### DATA SHOWN
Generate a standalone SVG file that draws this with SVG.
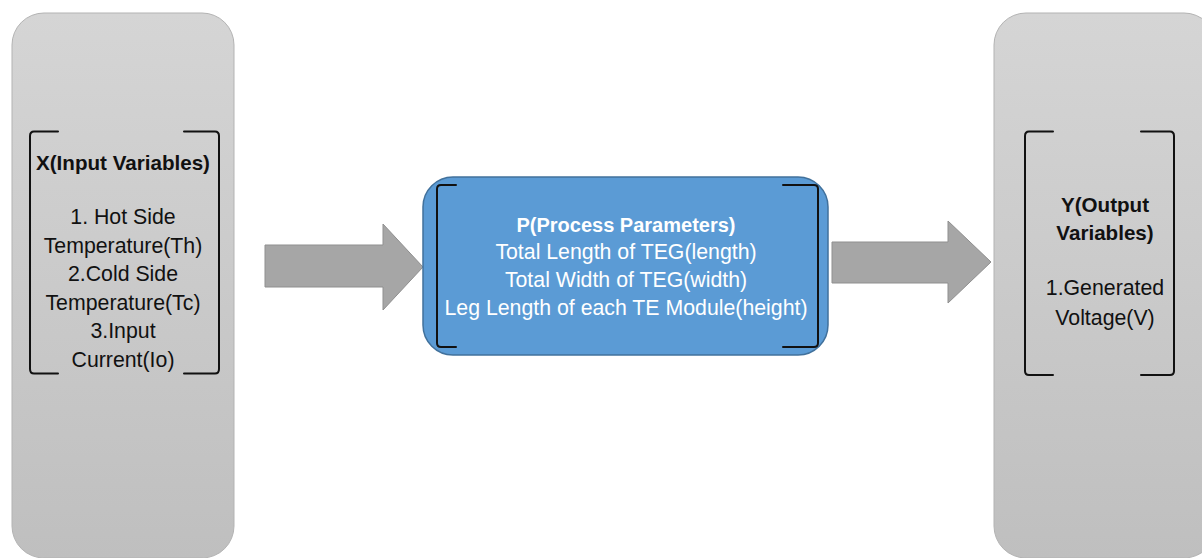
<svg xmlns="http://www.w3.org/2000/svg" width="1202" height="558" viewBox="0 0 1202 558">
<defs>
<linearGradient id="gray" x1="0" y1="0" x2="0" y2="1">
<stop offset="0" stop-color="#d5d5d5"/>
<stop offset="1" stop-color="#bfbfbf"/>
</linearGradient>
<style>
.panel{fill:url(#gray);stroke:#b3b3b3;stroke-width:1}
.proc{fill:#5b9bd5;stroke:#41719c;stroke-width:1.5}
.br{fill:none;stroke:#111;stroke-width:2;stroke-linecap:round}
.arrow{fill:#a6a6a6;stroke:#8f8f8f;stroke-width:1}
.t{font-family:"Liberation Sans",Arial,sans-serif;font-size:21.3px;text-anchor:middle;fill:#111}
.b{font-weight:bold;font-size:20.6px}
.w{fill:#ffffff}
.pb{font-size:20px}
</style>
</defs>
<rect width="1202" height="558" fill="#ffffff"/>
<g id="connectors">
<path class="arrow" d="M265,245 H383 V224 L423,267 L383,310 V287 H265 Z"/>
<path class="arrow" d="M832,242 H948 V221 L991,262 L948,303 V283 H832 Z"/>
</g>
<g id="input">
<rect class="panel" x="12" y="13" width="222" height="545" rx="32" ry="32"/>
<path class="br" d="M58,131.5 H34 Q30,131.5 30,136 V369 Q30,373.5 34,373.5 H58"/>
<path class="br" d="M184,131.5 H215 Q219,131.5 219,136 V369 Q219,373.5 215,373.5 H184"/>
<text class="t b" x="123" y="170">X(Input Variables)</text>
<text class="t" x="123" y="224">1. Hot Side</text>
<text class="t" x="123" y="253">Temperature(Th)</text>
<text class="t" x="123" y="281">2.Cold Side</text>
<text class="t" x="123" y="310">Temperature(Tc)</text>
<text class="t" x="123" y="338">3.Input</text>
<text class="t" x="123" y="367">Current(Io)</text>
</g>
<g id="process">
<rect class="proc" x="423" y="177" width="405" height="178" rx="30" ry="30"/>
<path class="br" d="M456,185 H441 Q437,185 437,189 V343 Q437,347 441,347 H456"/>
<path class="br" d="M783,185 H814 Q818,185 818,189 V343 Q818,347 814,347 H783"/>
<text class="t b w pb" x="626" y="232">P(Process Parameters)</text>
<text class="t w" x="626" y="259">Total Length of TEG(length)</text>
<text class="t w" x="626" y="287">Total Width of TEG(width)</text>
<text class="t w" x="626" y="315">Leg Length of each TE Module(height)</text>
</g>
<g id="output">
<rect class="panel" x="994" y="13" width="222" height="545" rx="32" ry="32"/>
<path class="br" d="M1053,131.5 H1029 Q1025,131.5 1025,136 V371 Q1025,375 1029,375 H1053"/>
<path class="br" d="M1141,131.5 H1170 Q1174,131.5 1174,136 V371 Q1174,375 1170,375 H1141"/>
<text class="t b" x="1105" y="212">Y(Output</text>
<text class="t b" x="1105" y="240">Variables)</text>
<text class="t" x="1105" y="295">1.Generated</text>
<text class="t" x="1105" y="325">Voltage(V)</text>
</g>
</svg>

### WHAT THE EXERCISE ASKS
Keep the pictures out of the copy and write out the data exactly as it stands.

### RESULT
Generate a standalone SVG file that draws this with SVG.
<svg xmlns="http://www.w3.org/2000/svg" width="1202" height="558" viewBox="0 0 1202 558">
<defs>
<linearGradient id="gray" x1="0" y1="0" x2="0" y2="1">
<stop offset="0" stop-color="#d5d5d5"/>
<stop offset="1" stop-color="#bfbfbf"/>
</linearGradient>
<style>
.panel{fill:url(#gray);stroke:#b3b3b3;stroke-width:1}
.proc{fill:#5b9bd5;stroke:#41719c;stroke-width:1.5}
.br{fill:none;stroke:#111;stroke-width:2;stroke-linecap:round}
.arrow{fill:#a6a6a6;stroke:#8f8f8f;stroke-width:1}
.t{font-family:"Liberation Sans",Arial,sans-serif;font-size:21.3px;text-anchor:middle;fill:#111}
.b{font-weight:bold;font-size:20.6px}
.w{fill:#ffffff}
.pb{font-size:20px}
</style>
</defs>
<rect width="1202" height="558" fill="#ffffff"/>
<g id="connectors">
<path class="arrow" d="M265,245 H383 V224 L423,267 L383,310 V287 H265 Z"/>
<path class="arrow" d="M832,242 H948 V221 L991,262 L948,303 V283 H832 Z"/>
</g>
<g id="input">
<rect class="panel" x="12" y="13" width="222" height="545" rx="32" ry="32"/>
<path class="br" d="M58,131.5 H34 Q30,131.5 30,136 V369 Q30,373.5 34,373.5 H58"/>
<path class="br" d="M184,131.5 H215 Q219,131.5 219,136 V369 Q219,373.5 215,373.5 H184"/>
<text class="t b" x="123" y="170">X(Input Variables)</text>
<text class="t" x="123" y="224">1. Hot Side</text>
<text class="t" x="123" y="253">Temperature(Th)</text>
<text class="t" x="123" y="281">2.Cold Side</text>
<text class="t" x="123" y="310">Temperature(Tc)</text>
<text class="t" x="123" y="338">3.Input</text>
<text class="t" x="123" y="367">Current(Io)</text>
</g>
<g id="process">
<rect class="proc" x="423" y="177" width="405" height="178" rx="30" ry="30"/>
<path class="br" d="M456,185 H441 Q437,185 437,189 V343 Q437,347 441,347 H456"/>
<path class="br" d="M783,185 H814 Q818,185 818,189 V343 Q818,347 814,347 H783"/>
<text class="t b w pb" x="626" y="232">P(Process Parameters)</text>
<text class="t w" x="626" y="259">Total Length of TEG(length)</text>
<text class="t w" x="626" y="287">Total Width of TEG(width)</text>
<text class="t w" x="626" y="315">Leg Length of each TE Module(height)</text>
</g>
<g id="output">
<rect class="panel" x="994" y="13" width="222" height="545" rx="32" ry="32"/>
<path class="br" d="M1053,131.5 H1029 Q1025,131.5 1025,136 V371 Q1025,375 1029,375 H1053"/>
<path class="br" d="M1141,131.5 H1170 Q1174,131.5 1174,136 V371 Q1174,375 1170,375 H1141"/>
<text class="t b" x="1105" y="212">Y(Output</text>
<text class="t b" x="1105" y="240">Variables)</text>
<text class="t" x="1105" y="295">1.Generated</text>
<text class="t" x="1105" y="325">Voltage(V)</text>
</g>
</svg>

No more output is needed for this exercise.